Boro Census Drop ‘Nonsense’: City
By DOMENICK RAFTER
The near-stagnant population in Queens revealed by the 2010 Census is nonsensical, and the City filed a challenge to the results in the Northwestern part of the borough, the NYC Dept. of City Planning told the Queens Borough Board this week.
“The idea that the population didn’t change [in Queens], that the number of occupied housing units went down, is not reasonable at all,” Joseph Salvo, the director of population division for the NYC Dept. of City Planning, said at a meeting of the Queens Borough Cabinet this week.
The focus of the problem was Astoria, where Census figures show the biggest loss of population citywide, coupled with a 400 percent increase in housing vacancies. Jackson Heights also returned a population drop and rise in vacancies. Those results baffled local officials and residents in that area, who all agree the neighborhood has continued to grow.
Salvo said the city’s own statistics from the years preceding the Census do not add up in Astoria and Jackson Heights, even as it does in other parts of the borough, including parts that lost a significant population like Queens Village and Cambria Heights.
Using statistics like the number of foreclosures, inquiries to the postal service about units that do not receive mail, as well as City Dept. of Finance filings, the results did not point to a loss in population or rise in vacancies in Northwest Queens.

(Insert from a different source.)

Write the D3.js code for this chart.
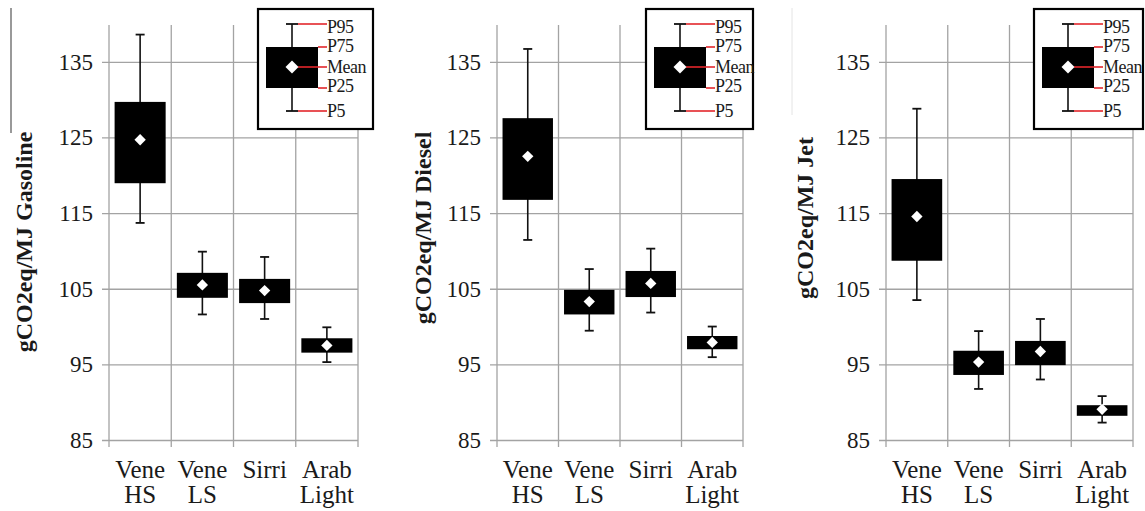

Salvo suggested that errors in the local Census office in Astoria were to blame for the mistake. The communities around Astoria and Jackson Heights, including Long Island City, Sunnyside, Woodside, Elmhurst and Corona, saw growth at or exceeding expectations; within the two neighborhoods there was a drop – almost perfectly outlining the borders of the area handled by that local Census office.
A similar problem occurred in Southwest Brooklyn, also almost entirely contained within one Census office. The city is also challenging the results there.
The problem, Salvo said, may be the way the Census offices tabulated the vacant apartments they were not able to get access to. Instead of making estimations, the offices might have just registered them vacant when they actually were not.
Salvo said he would testify before Congress in the spring about the Census issues in New York City and warned that any change in the tabulations because of errors would come too late to affect redistricting, though any mistakes cleared up would help the Census bureau in the 2020 Census, the planning for which begins in just a few years.